- Problem description -
Report how many lines include the word "matplotlib", and nothing besides that number.

- Data extract -
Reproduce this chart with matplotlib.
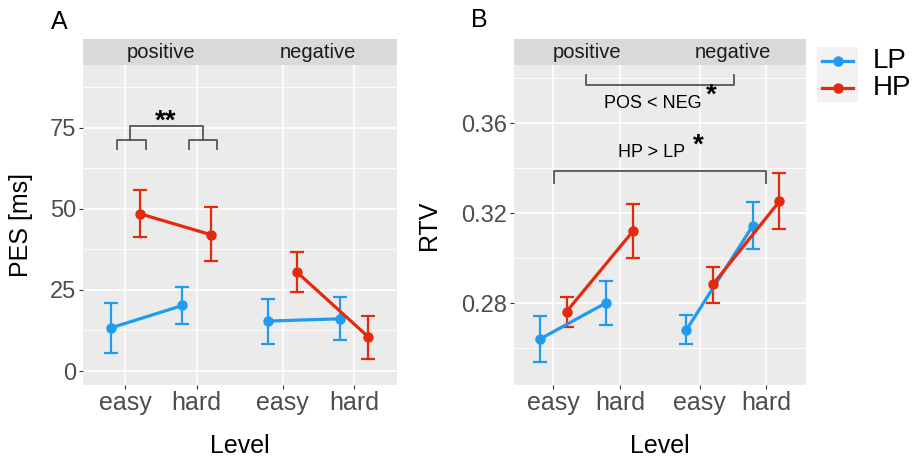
import numpy as np
import matplotlib.pyplot as plt
from matplotlib.lines import Line2D
from matplotlib.patches import Rectangle

plt.rcParams['font.family'] = ['Liberation Sans', 'DejaVu Sans']

# conditions: positive easy, positive hard, negative easy, negative hard
levels = ['easy', 'hard', 'easy', 'hard']
valences = ['positive', 'negative']
groups = ['LP', 'HP']

pes_lp = [13.3, 20.2, 15.4, 16.1]
pes_lp_lo = [5.5, 14.5, 8.2, 9.5]
pes_lp_hi = [21.1, 26.0, 22.2, 22.8]
pes_hp = [48.5, 42.0, 30.5, 10.5]
pes_hp_lo = [41.3, 33.9, 24.3, 3.8]
pes_hp_hi = [55.9, 50.4, 36.7, 16.9]

rtv_lp = [0.2641, 0.2803, 0.2681, 0.3145]
rtv_lp_lo = [0.2538, 0.2705, 0.2618, 0.3043]
rtv_lp_hi = [0.2745, 0.2900, 0.2747, 0.3249]
rtv_hp = [0.2763, 0.3121, 0.2884, 0.3253]
rtv_hp_lo = [0.2696, 0.3003, 0.2803, 0.3129]
rtv_hp_hi = [0.2829, 0.3240, 0.2963, 0.3378]

blue = '#1f9bef'
red = '#e5290c'
xpos = np.array([1, 2, 3.2, 4.2])
dodge = 0.2

W, H = 913, 458
fig = plt.figure(figsize=(W / 100, H / 100), dpi=100)


def px(l, t, r, b):
    return [l / W, 1 - b / H, (r - l) / W, (b - t) / H]


def panel(rect, ylim, yticks, ytl, yminor, series, ylab, ylab_x):
    ax = fig.add_axes(px(*rect))
    ax.set_facecolor('#ebebeb')
    for s in ax.spines.values():
        s.set_visible(False)
    ax.set_xlim(0.41, 4.8)
    ax.set_ylim(*ylim)
    ax.set_yticks(yticks)
    ax.set_yticklabels(ytl)
    ax.set_yticks(yminor, minor=True)
    ax.set_xticks(xpos)
    ax.set_xticklabels(levels, fontsize=18)
    ax.grid(which='major', color='white', lw=1.2)
    ax.grid(which='minor', axis='y', color='white', lw=0.6)
    ax.set_axisbelow(True)
    ax.tick_params(which='major', length=3, color='#333333', labelsize=17,
                   labelcolor='#4d4d4d', pad=2)
    ax.tick_params(axis='x', labelsize=18, pad=1)
    ax.tick_params(which='minor', length=0)
    for off, (m, lo, hi), c in zip([-dodge, dodge], series, [blue, red]):
        x = xpos + off
        m, lo, hi = np.array(m), np.array(lo), np.array(hi)
        ax.errorbar(x, m, yerr=[m - lo, hi - m], fmt='none', ecolor=c,
                    elinewidth=1.6, capsize=5, capthick=1.6, zorder=3)
        for k in (slice(0, 2), slice(2, 4)):
            ax.plot(x[k], m[k], color=c, lw=2.3, marker='o', ms=6.5, zorder=4)
    ax.set_xlabel('Level', fontsize=18, labelpad=14)
    fig.text(ylab_x / W, 1 - (rect[1] + rect[3]) / 2 / H, ylab, rotation=90,
             fontsize=18, ha='center', va='center')
    # strip
    l, t, r, b = rect
    sa = fig.add_axes(px(l, 39, r, t))
    sa.set_facecolor('#d9d9d9')
    sa.set_xlim(ax.get_xlim())
    sa.set_xticks([])
    sa.set_yticks([])
    for s in sa.spines.values():
        s.set_visible(False)
    for xv, name in zip([1.5, 3.7], valences):
        sa.text(xv, 0.5, name, ha='center', va='center', fontsize=14.5,
                color='#1a1a1a')
    return ax


axA = panel((83, 65, 397, 385), (-4.3, 94.3), [0, 25, 50, 75],
            ['0', '25', '50', '75'], [12.5, 37.5, 62.5, 87.5],
            [(pes_lp, pes_lp_lo, pes_lp_hi), (pes_hp, pes_hp_lo, pes_hp_hi)],
            'PES [ms]', 21)
axB = panel((514, 65, 806, 385), (0.2437, 0.3859), [0.28, 0.32, 0.36],
            ['0.28', '0.32', '0.36'], [0.26, 0.30, 0.34, 0.38],
            [(rtv_lp, rtv_lp_lo, rtv_lp_hi), (rtv_hp, rtv_hp_lo, rtv_hp_hi)],
            'RTV', 429)

fig.text(51 / W, 1 - 22 / H, 'A', fontsize=18, va='center', ha='left')
fig.text(471 / W, 1 - 20 / H, 'B', fontsize=18, va='center', ha='left')

# significance brackets, panel A
bc = '#555555'
axA.plot([0.885, 0.885, 1.29, 1.29], [68.3, 71.3, 71.3, 68.3], color=bc, lw=1.3)
axA.plot([1.89, 1.89, 2.29, 2.29], [68.3, 71.3, 71.3, 68.3], color=bc, lw=1.3)
axA.plot([1.07, 1.07, 2.09, 2.09], [71.3, 75.4, 75.4, 71.3], color=bc, lw=1.3)
axA.text(1.57, 77.0, '**', ha='center', va='center', fontsize=20,
         fontweight='bold')

# panel B
axB.plot([1.495, 1.495, 3.72, 3.72], [0.3815, 0.3770, 0.3770, 0.3815],
         color=bc, lw=1.3)
axB.text(2.5, 0.3690, 'POS < NEG', ha='center', va='center', fontsize=13)
axB.text(3.38, 0.3722, '*', ha='center', va='center', fontsize=20,
         fontweight='bold')
axB.plot([1.015, 1.015, 4.2, 4.2], [0.3336, 0.3389, 0.3389, 0.3336],
         color=bc, lw=1.3)
axB.text(2.48, 0.3468, 'HP > LP', ha='center', va='center', fontsize=13)
axB.text(3.18, 0.3500, '*', ha='center', va='center', fontsize=20,
         fontweight='bold')

# legend
fig.add_artist(Rectangle((817 / W, 1 - 102 / H), 41 / W, 55 / H,
                         transform=fig.transFigure, facecolor='#f2f2f2',
                         edgecolor='none'))
for yk, c, g in zip([61, 88], [blue, red], groups):
    fig.add_artist(Line2D([822 / W, 853 / W], [1 - yk / H] * 2, color=c, lw=2.3,
                          transform=fig.transFigure))
    fig.add_artist(Line2D([837.5 / W], [1 - yk / H], color=c, marker='o',
                          ms=6.5, transform=fig.transFigure))
    fig.text(873 / W, 1 - yk / H, g, fontsize=20, va='center', ha='left')

fig.savefig('out.png', dpi=100)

- Task solution -
4